The operator sets a new server URL in the backend. On the next heartbeat the server hands it back; the agent/collector rewrites its config and restarts itself (via systemd Restart=always). As soon as it reports back with the new URL, the change is considered confirmed and the "pending" marker disappears.

Single

  1. Collectors: on the Collectors page click the globe icon in the row of the collector you want to change → modal with URL field → save.
  2. Agents: on the Hosts page there is currently no per-row button for agents. Use the "Change agent server URL" button at the top right of the Hosts page, deselect all agent-managed hosts except the one you want, then save.

Bulk

  1. On the Collectors page or the Hosts page click "Change server URL (bulk)" at the top right.
  2. In the modal pick the desired targets (default: all pre-selected).
  3. Enter the new URL → save.

What you'll see

  • The globe icon for affected items turns yellow (pending marker). Hover shows the pending URL.
  • Once the next heartbeat arrives (agent ~1 min, collector ~30 sec) and the agent/collector reports with the new URL, the pending marker is cleared automatically — that's the confirmation.
  • For self-hosters with Restart=always (default since v0.18) this works without operator intervention. If the systemd unit was customised: trigger systemctl restart vesana-agent (or vesana-collector) on the target.

What if the agent can't reach the new URL at all?

The agent crashes after the restart because it cannot connect to the new URL. systemd restarts it ~10s later — same effect, you get a loop.

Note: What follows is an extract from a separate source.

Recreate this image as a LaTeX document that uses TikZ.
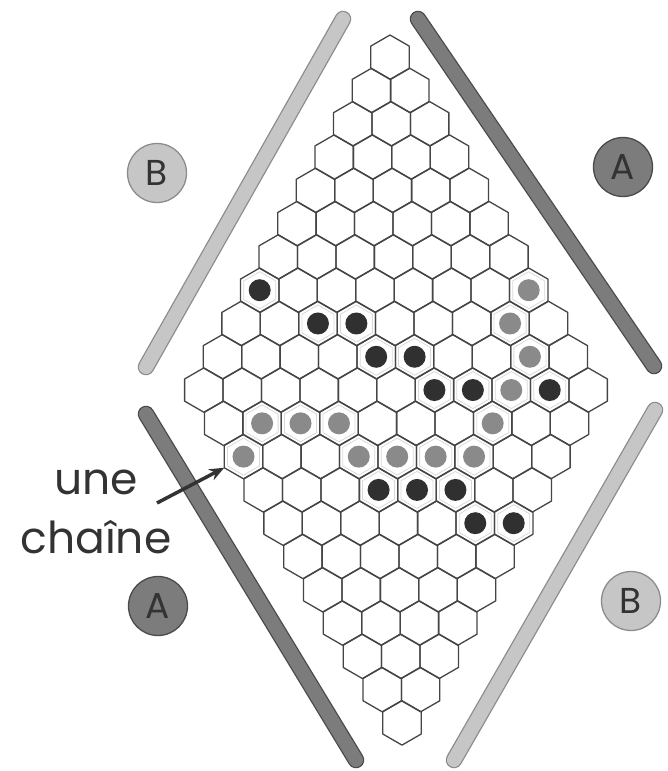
\documentclass[tikz,border=0pt]{standalone}
\usepackage{fontspec}
\setsansfont{Poppins}
\usetikzlibrary{arrows.meta,calc}

\definecolor{hexline}{HTML}{454545}
\definecolor{greystone}{HTML}{8A8A8A}
\definecolor{blackstone}{HTML}{303030}
\definecolor{lightfill}{HTML}{C6C6C6}
\definecolor{lightedge}{HTML}{8C8C8C}
\definecolor{darkfill}{HTML}{7C7C7C}
\definecolor{darkedge}{HTML}{4A4A4A}
\definecolor{inktext}{HTML}{333333}

\tikzset{
  hexcell/.style={draw=hexline, line width=1.3pt, line join=round},
  hexinner/.style={draw=gray!30, line width=0.8pt},
  stonegrey/.style={circle, fill=greystone, inner sep=0pt, minimum size=22pt},
  stoneblack/.style={circle, fill=blackstone, inner sep=0pt, minimum size=22pt},
  lightbar/.style={line cap=round, line width=1.3pt, draw=lightedge,
    double=lightfill, double distance=14pt},
  darkbar/.style={line cap=round, line width=1.3pt, draw=darkedge,
    double=darkfill, double distance=14pt},
  sidelight/.style={circle, draw=lightedge, fill=lightfill, line width=1.3pt,
    minimum size=59pt, inner sep=0pt, font=\sffamily\fontsize{36}{36}\selectfont,
    text=inktext},
  sidedark/.style={circle, draw=darkedge, fill=darkfill, line width=1.3pt,
    minimum size=59pt, inner sep=0pt, font=\sffamily\fontsize{36}{36}\selectfont,
    text=inktext},
  chainarrow/.style={draw=inktext, line width=3.5pt,
    -{Stealth[length=15pt, width=12pt]}}
}

\begin{document}
\begin{tikzpicture}[x=1pt, y=-1pt]
  \useasboundingbox (0,0) rectangle (667,771);
  % the 11 x 11 board, one cell per (i,j)
  \foreach \i in {0,...,10}{
    \foreach \j in {0,...,10}{
      \pgfmathsetmacro{\cx}{390+(\j-\i)*19.215+0.6*(\i+\j)}
      \pgfmathsetmacro{\cy}{57.2+(\i+\j)*33.285}
      \coordinate (c\i-\j) at (\cx,\cy);
      \draw[hexcell] (c\i-\j) +(30:22.19) -- +(90:22.19) -- +(150:22.19)
        -- +(210:22.19) -- +(270:22.19) -- +(330:22.19) -- cycle;
    }
  }
  % grey stones (the chain from A to A)
  \foreach \i/\j in {0/7,1/7,1/8,2/8,3/8,4/8,5/7,6/6,7/5,7/4,8/3,9/2,10/2}{
    \draw[hexinner] (c\i-\j) +(30:18.5) -- +(90:18.5) -- +(150:18.5)
      -- +(210:18.5) -- +(270:18.5) -- +(330:18.5) -- cycle;
    \node[stonegrey] (g\i-\j) at (c\i-\j) {};
  }
  % black stones
  \foreach \i/\j in {7/0,6/2,5/3,5/4,4/5,4/6,3/7,1/9,7/6,6/7,5/8,5/9,4/10}{
    \draw[hexinner] (c\i-\j) +(30:18.5) -- +(90:18.5) -- +(150:18.5)
      -- +(210:18.5) -- +(270:18.5) -- +(330:18.5) -- cycle;
    \node[stoneblack] (k\i-\j) at (c\i-\j) {};
  }
  % side bars
  \draw[lightbar] (343,19) -- (146,367);
  \draw[darkbar] (418,19) -- (654,366);
  \draw[darkbar] (146,414) -- (356,760);
  \draw[lightbar] (655,410) -- (454,760);
  % side labels
  \node[sidelight] (sideBtop) at (157,173) {B};
  \node[sidedark] (sideAtop) at (623,167) {A};
  \node[sidedark] (sideAbot) at (158,606) {A};
  \node[sidelight] (sideBbot) at (631,601) {B};
  % label and arrow
  \node[font=\sffamily\fontsize{44}{59}\selectfont, text=inktext, align=center,
    inner sep=0pt] (chain) at (96,512) {une\\chaîne};
  \coordinate (chaintail) at (157,503);
  \coordinate (chaintip) at ($(c10-2)+(-19.2,11.1)$);
  \draw[chainarrow] (chaintail) -- (chaintip);
\end{tikzpicture}
\end{document}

Fix: run the reconfigure subcommand on the host and set the correct URL manually (see Path 2). Or use the GUI on the old server to set the pending URL back to the original address so the agent comes back up.


Path 2: Locally on the host (reconfigure)

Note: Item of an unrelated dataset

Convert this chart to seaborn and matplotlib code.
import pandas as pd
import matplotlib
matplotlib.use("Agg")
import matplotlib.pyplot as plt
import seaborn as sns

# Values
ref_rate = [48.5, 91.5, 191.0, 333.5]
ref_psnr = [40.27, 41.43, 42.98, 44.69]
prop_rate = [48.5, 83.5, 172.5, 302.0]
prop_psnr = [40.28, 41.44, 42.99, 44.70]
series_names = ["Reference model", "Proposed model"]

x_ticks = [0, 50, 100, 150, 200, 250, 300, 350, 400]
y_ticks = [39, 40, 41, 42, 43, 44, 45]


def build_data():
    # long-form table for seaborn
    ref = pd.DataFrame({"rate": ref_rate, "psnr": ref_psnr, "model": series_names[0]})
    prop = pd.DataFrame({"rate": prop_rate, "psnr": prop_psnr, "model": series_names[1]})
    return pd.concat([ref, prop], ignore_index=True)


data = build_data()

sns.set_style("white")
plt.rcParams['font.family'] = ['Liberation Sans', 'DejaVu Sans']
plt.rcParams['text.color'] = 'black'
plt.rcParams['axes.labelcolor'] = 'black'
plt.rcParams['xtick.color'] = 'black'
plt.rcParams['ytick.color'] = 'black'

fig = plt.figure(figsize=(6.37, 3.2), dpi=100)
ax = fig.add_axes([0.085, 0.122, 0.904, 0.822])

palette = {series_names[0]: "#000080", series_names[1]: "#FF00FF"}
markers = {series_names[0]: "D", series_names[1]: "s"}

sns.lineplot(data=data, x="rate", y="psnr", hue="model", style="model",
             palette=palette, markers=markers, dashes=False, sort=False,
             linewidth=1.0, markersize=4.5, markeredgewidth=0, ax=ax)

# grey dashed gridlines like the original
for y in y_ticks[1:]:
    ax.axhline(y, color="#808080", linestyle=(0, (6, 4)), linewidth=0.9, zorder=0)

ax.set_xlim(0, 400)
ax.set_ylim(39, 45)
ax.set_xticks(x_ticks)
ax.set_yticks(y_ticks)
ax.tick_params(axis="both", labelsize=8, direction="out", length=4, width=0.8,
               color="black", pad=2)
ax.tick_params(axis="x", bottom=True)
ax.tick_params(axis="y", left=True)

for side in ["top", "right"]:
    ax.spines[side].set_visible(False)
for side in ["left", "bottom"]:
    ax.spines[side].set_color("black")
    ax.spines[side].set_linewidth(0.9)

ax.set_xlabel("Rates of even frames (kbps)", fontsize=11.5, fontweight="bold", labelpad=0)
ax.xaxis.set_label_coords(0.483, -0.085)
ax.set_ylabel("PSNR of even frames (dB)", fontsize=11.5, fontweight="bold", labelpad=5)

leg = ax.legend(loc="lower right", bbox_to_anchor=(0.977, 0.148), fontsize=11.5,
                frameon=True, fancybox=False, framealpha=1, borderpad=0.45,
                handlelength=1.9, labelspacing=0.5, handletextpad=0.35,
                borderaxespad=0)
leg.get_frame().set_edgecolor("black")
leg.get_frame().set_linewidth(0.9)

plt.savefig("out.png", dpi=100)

Works without any server connection. Useful when server URL or token were mistyped at setup, or when the server can no longer reach the hosts.

Agent

sudo /usr/local/bin/vesana-agent reconfigure

Sample output:

Aktueller Server : https://vesana.alt.example.com
Aktueller Token  : vesana…XYZ4 (52 chars)
Leer lassen = unverändert.

Neue Server-URL (https://…): https://vesana.neu.example.com
Neuer Token: 
✓ Geschrieben: /etc/vesana-agent/config.yaml
Jetzt systemctl restart vesana-agent ausführen damit die Änderung wirksam wird.

Then:

sudo systemctl restart vesana-agent
sudo journalctl -u vesana-agent -f

Collector

sudo /usr/local/bin/vesana-collector reconfigure

Same prompt, writes /etc/vesana/collector.env. Then:

sudo systemctl restart vesana-collector
sudo journalctl -u vesana-collector -f

Notes

  • Leaving fields empty means no change.
  • The server URL must start with https:// or http://.
  • The token is never displayed in cleartext — only first 8 + last 4 characters, plus length, for plausibility checking.
  • The subcommand does not auto-restart the service, because it runs as a foreground process started by the user and systemd is not aware it should keep it running.

How does it work technically?

  1. Operator sets pending_server_url on agent_tokens.pending_server_url or collectors.pending_server_url.
  2. The next heartbeat returns that URL in the response ("pending_server_url": "...").
  3. The agent/collector compares with its current URL. On mismatch: writes the config atomically (tmp + rename) and exits with code 0. systemd (Restart=always) brings it back ~10s later.
  4. After the restart it connects to the new URL. In the next heartbeat it sends "current_server_url": "<new URL>".
  5. The server compares: if current == pending, the pending field is cleared. That closes the roundtrip.

The token (agent token / collector API key) stays the same — it must exist on the new server instance (e.g. after a DB migration). If only the domain changes but the DB content is preserved, this is transparent.